🇬🇧 Notes on Stories and Meaning: with Elif Shafak and Viktor Frankl

Even though in “How To Stay Sane In An Age Of Division” Elif Shafak uses phrases such as “our own truth”, which I believe do a great disservice to public discourse and intellectual life in general (if you have to qualify it, it’s no longer truth. “There is THE truth, and your opinion), this very short essay-book surprisingly emphasizes two of my most important themes: stories and meaning.

She uses great phrasings such as “we are made of stories” and then proceeds to describe contemporary issues with the, albeit broad, term “crisis of meaning”. With the risk of diverging a little from what she probably meant, I would like to take the opportunity to make an ‘extension’ on her views and underline that Shafak is completely right in that our greatest problems stem from the wrongful assigning of meaning, either where it is not due, or in unbalanced quantities. You may view, for example, “first world problems” within the same paradigm of wrongful assignment of meaning.

The essay brings into discussion a vital point for modern society that I wish to bring into full view, and that is “the collective cry of not being heard”. Although the author’s discourse has the same compassionate tone that we are used to from all liberal, progressive-types, I would like to underline that it is possible the exacerbated emphasis we place on opinions, on being heard, on inequality, and on democratizing everything, which is the real endgame of ‘political correctness’, comes from a sort of revenge from the masses against perceived elites, experts, and meritocracy in general. What makes one think one is deserving to be heard in the first place? When was the last time someone used the term “elites” with a positive connotation? Socrates was afraid that democracy will be unable to defend itself from the dilettante masses. Take a look at whoever it is now currently running the country where you read this from before deciding to prove him wrong.

Shafak treats not being able to tell one’s story as a one of the greatest possible atrocities (at least spiritually, or psychologically). She is both right and wrong. In the sense of lack of freedom, I wholly support her exaggeration. However, there are immediate problems that surface if we simply accept this Oprah-esque idea. Not everyone (arguably most people, to be completely honest) has a story worthy of being told. And even if they did, it becomes impossible to hear or validate them all in some sense and/or prevent them from grouping in a very small number of cliches. Again, we need to be very careful with where we bestow meaning.

Also about our power to bestow meaning is Viktor Frankl’s “Yes To Life In Spite Of Everything”. In this antidote to Sartre and existential nihilism, Frankl inverts the traditional view people have of philosophy: what the meaning of life is is not something we should ask of the Universe, but rather something the Universe asks of each of us.
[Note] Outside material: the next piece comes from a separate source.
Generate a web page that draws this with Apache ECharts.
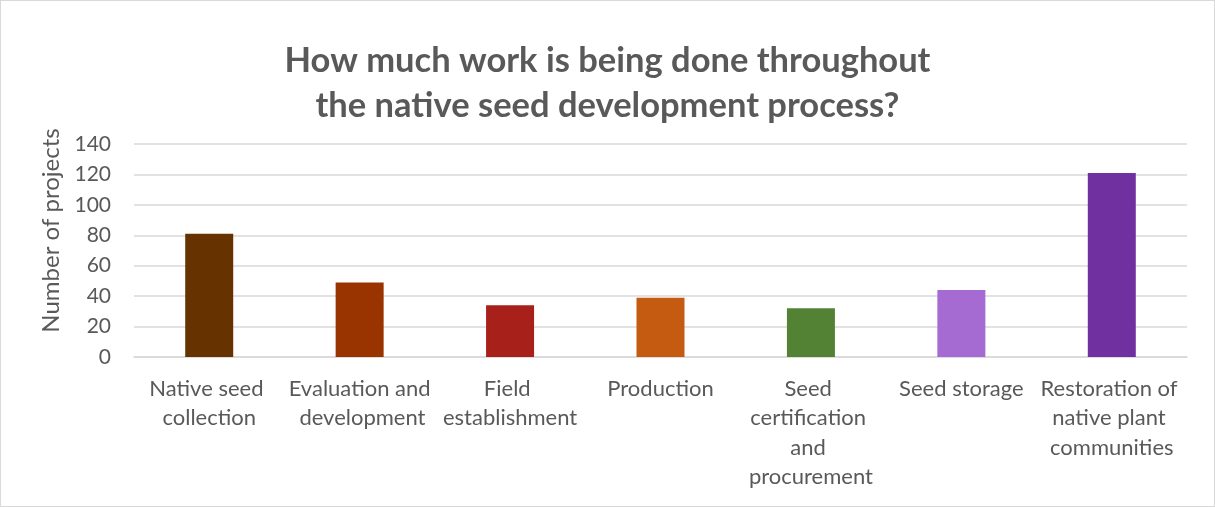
<!DOCTYPE html>
<html lang="en">
<head>
    <meta charset="UTF-8">
    <title>Native seed development process</title>
    <script src="https://cdn.jsdelivr.net/npm/echarts@6.0.0/dist/echarts.min.js"></script>
    <style>
        html, body { margin: 0; padding: 0; background: #fff; }
        #main { width: 1213px; height: 505px; border: 1px solid #d9d9d9; }
    </style>
</head>
<body>
    <div id="main"></div>
    <script>
        // categories and values
        var stages = [
            'Native seed collection',
            'Evaluation and development',
            'Field establishment',
            'Production',
            'Seed certification and procurement',
            'Seed storage',
            'Restoration of native plant communities'
        ];
        var projects = [81, 49, 34, 39, 32, 44, 121];
        var barColors = ['#663300', '#993300', '#A8201A', '#C55A11', '#548235', '#A66BD3', '#7030A0'];

        var chart = echarts.init(document.getElementById('main'));

        var font = 'Lato, "Open Sans", sans-serif';

        chart.setOption({
            animation: false,
            textStyle: { fontFamily: font },
            title: {
                text: 'How much work is being done throughout\nthe native seed development process?',
                left: 'center',
                top: 32,
                textStyle: {
                    color: '#595959',
                    fontSize: 34.5,
                    fontWeight: 'bold',
                    fontFamily: font,
                    lineHeight: 45
                }
            },
            grid: { left: 133, right: 27, top: 143, bottom: 149, containLabel: false },
            xAxis: {
                type: 'category',
                data: stages,
                axisLine: { lineStyle: { color: '#d9d9d9', width: 1.5 } },
                axisTick: { show: false },
                axisLabel: {
                    color: '#595959',
                    fontSize: 22,
                    fontFamily: font,
                    interval: 0,
                    margin: 17,
                    width: 148,
                    overflow: 'break',
                    lineHeight: 29.5
                }
            },
            yAxis: {
                type: 'value',
                min: 0,
                max: 140,
                interval: 20,
                name: 'Number of projects',
                nameLocation: 'middle',
                nameGap: 71,
                nameTextStyle: { color: '#595959', fontSize: 24, fontFamily: font, padding: [0, 0, 0, 40] },
                axisLine: { show: false },
                axisTick: { show: false },
                axisLabel: { color: '#595959', fontSize: 21, fontFamily: font, margin: 23 },
                splitLine: { lineStyle: { color: '#d9d9d9', width: 1.5 } }
            },
            series: [{
                type: 'bar',
                data: projects.map(function (v, i) {
                    return { value: v, itemStyle: { color: barColors[i] } };
                }),
                barWidth: 48
            }]
        });
    </script>
</body>
</html>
Our duty is to answer with our actions, love, and even suffering. Since life therefore will have meaning, and suffering is part of life … well, you get where he’s going with this.

Quotes

“We are made of stories those that have happened, those that are still happening at this moment in time and those that are shaped purely in our imagination through words, images, dreams and an endless sense of wonder about the world around us and how it works.”
― Elif Shafak, How to Stay Sane in an Age of Division, p. 8

“Not to be able to tell your story, to be silenced and shut out, therefore, is to be dehumanised. It strikes at your very existence; it makes you question your sanity, the validity of your version of events. It creates a profound, and existential anxiety in us.”
― Elif Shafak, How to Stay Sane in an Age of Division, p. 8

“Information flows amid our fingers like dry sand. It also gives us the illusion that we know the subject (and if we don’t, we just ‘google’ it) when, in truth, we know so little. Paradoxically, too much information is an obstacle in front of true knowledge.”
― Elif Shafak, How to Stay Sane in an Age of Division, p. 39

“Now we also understand how, in the final analysis, the question of the meaning of life is not asked in the right way, if asked in the way it is generally asked: it is not we who are permitted to ask about the meaning of life, it is life that asks the questions, directs questions at us we are the ones who are questioned! We are the ones who must answer, must give answers to the constant, hourly question of life, to the essential life questions’.”
― Viktor E. Frankl, Yes to Life, p. 28

“Do we not know the feeling that overtakes us when we are in the presence of a particular person and, roughly translates as: the fact that this person exists in the world at all, this alone makes this world, and a life in it, meaningful.”
― Viktor E. Frankl, Yes to Life

“And in spite of everything, no human suffering can be compared to
of the nature of anyone else’s because it is part suffering that it is the suffering of a particular person, that it is his or her own suffering that its ‘magnitude’ is dependent solely on the sufferer, that is, on the person; a person’s solitary suffering is just as unique and individual as is every person.”